NOTA:: Mário Rainho faleceu no dia 2 de Janeiro de 2025, com 97 anos
«Daquele aconchego agasalhante, dado a peregrino de longe que vinha pedir pousada, tomei boa nota para a vida, evocando, da memória, os versos de ouro de Pitágoras, quando impõem o dever de honrar os pais e de agradecer a hospitalidade do estalajadeiro. Agora, em triunvirato, o Garcia, eu e o Mário Rainho continuamos a nova rota traçada por via de destinos e de circunstâncias, enleados de redes de sentimentos e de olhares, que o andar dos passos mostraram ser comuns.
O Mário Rainho aproveitou para me levar às Casas Amarelas, que mais não eram
do que a sede do poder judicial, onde também estava instalada a Conservatória
Registral, que ele próprio personalizava. De notável espírito de observação,
era ali, por dentro daquelas janelas de guilhotina, o seu terreiro
profissional, onde a sua vocação se professava, à lente, a analisar os
documentos e cartas públicas do notário de Marvão, que, todas as semanas,
desapiedadamente, lhe deixava, aos montes, fruto da sua exaração semanal, com
letra miudinha, o que o obrigava a levantar, obliquamente, os óculos, para
enxergar as certezas daquelas verdades declaradas.
Haveria eu de lembrar por muitos anos a sua assinatura, com uma grande
cauda sobreposta e alongada, quase elíptica, a abranger o seu nome todo, que,
com o andar dos anos, de elisão em elisão, se ia sintetizando, desnudando-se
dos arredondamentos originários. No intervalo dos seus tiques registrais,
aliviava-se, com prazer, a falar de teatro, de tipografias, dos presencistas, e
muito especialmente de Francisco Bugalho e do irmão e de José Régio e
das suas Histórias de Mulheres,
entretendo-se na discussão da lenda de misoginias, que acerca dele se
cultivavam. Os dias futuros haviam de me mostrar a sua enorme e talentosa
capacidade de interpretar papéis, de difícil tradução, na arte de representar.

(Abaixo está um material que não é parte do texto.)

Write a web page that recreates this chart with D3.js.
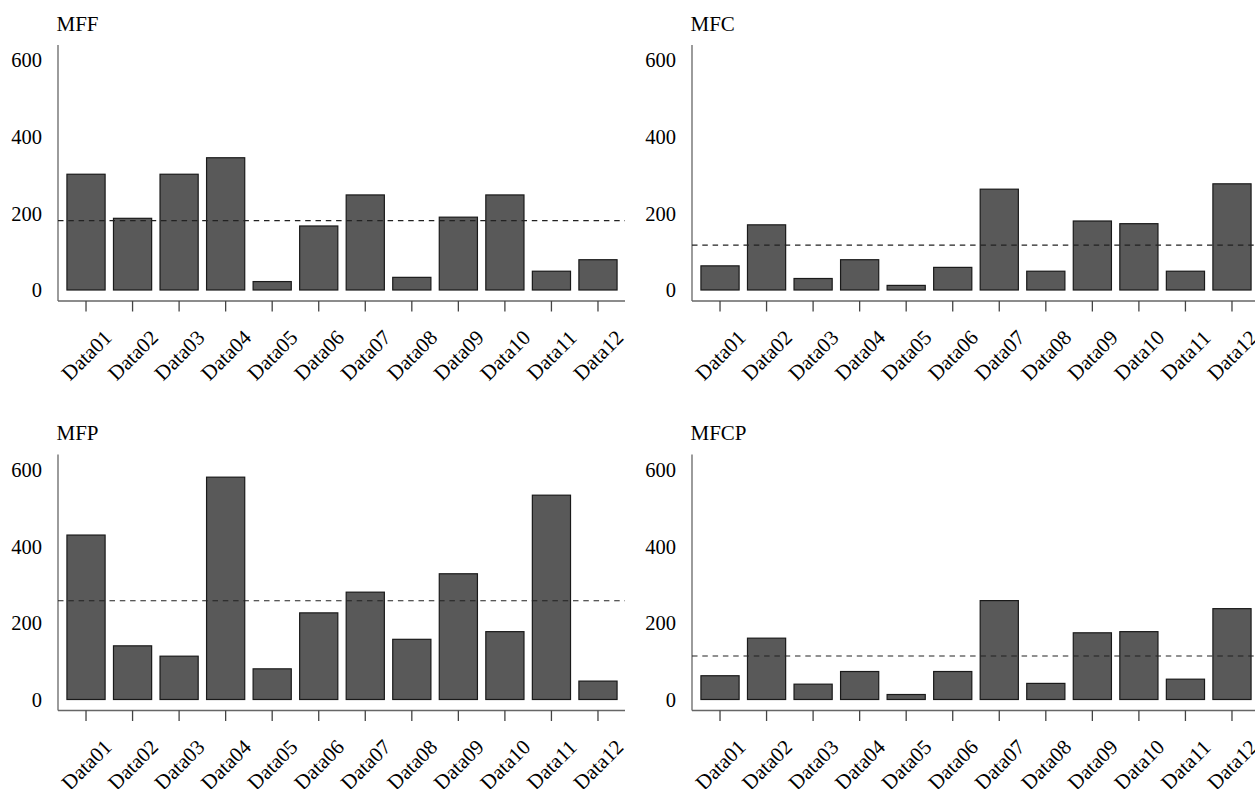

Era ininterrupta a sua constância, no apelo aos elementos da sua equipa de
teatro, que dirigia, exigindo-lhes presenças, que só a luta contra o cómodo da
televisão vencia, deixando-as, livres, para o ensaio ou para a declamação. A
militância por todos os valores da sua terra faziam dele um centro de atenções,
que testemunhava a circum-navegação de todos os acontecimentos colectivos na
Vila. O Mário Rainho não era qualquer pessoa subalterna a valores do
espírito, sempre rente ao saber, sempre ao pé do sortilégio da beleza
incandeante, que o motivara a ser quem é, formatado pelas circunstâncias da
vida, marcada que foi, logo na infância, pelas letras que apreendera a colocar
na tipografia, umas ao lado das outras, o que lhe propiciou o amanhecente gosto
pela leitura. Era um caso típico de autodidaxia, no qual
conseguiu forjar uma personalidade de vigores e robustecimentos, donde emergem
virtudes e valências, que sobrepairam à vulgar mediania, onde, latentes, as
mediocracias medram.
O Mário Rainho, agradecido ao acaso por aquele tão fortuito
encontro, contente de mim, ao lado dele e do Garcia, ao seu lado, ia
ilustrando a Vila dos seus varões ilustres, do passado e do presente, quando me
sugeriu, por ali estarmos perto, dar uma saltada à Câmara da vila, onde o Presidente
Carolino teria, com certeza, prazer em conhecer-me, e com quem eu gostaria
de falar. Que sim, que era boa ideia, e lá fomos os três, ao mesmo tempo, ao
mesmo lado, como que a gradar as ruas e os acontecimentos que se tinham
rebolado sobre elas.
Seguimos pelas Carreiras de
Cima e fomos lá à frente, onde parámos, para entrar, subindo, uma
grande escadaria, que se atingia, depois de ultrapassado um precioso portão
de ferro forjado, como que a dizer do subido e superior ar daquela casa
municipal, domicílio das respostas às solicitações dos cidadãos da vila e do
seu termo. O Presidente apareceu, o Mário Rainho disse quem eu
era, e com saudações contagiantes nos cumprimentámos, com delicadezas mútuas,
que o tempo haveria de decretar duradoiras». In Aníbal Belo, Carta de
Marvão, Edições Universidade Fernando Pessoa, 2001, ISBN-972-8184-66-2.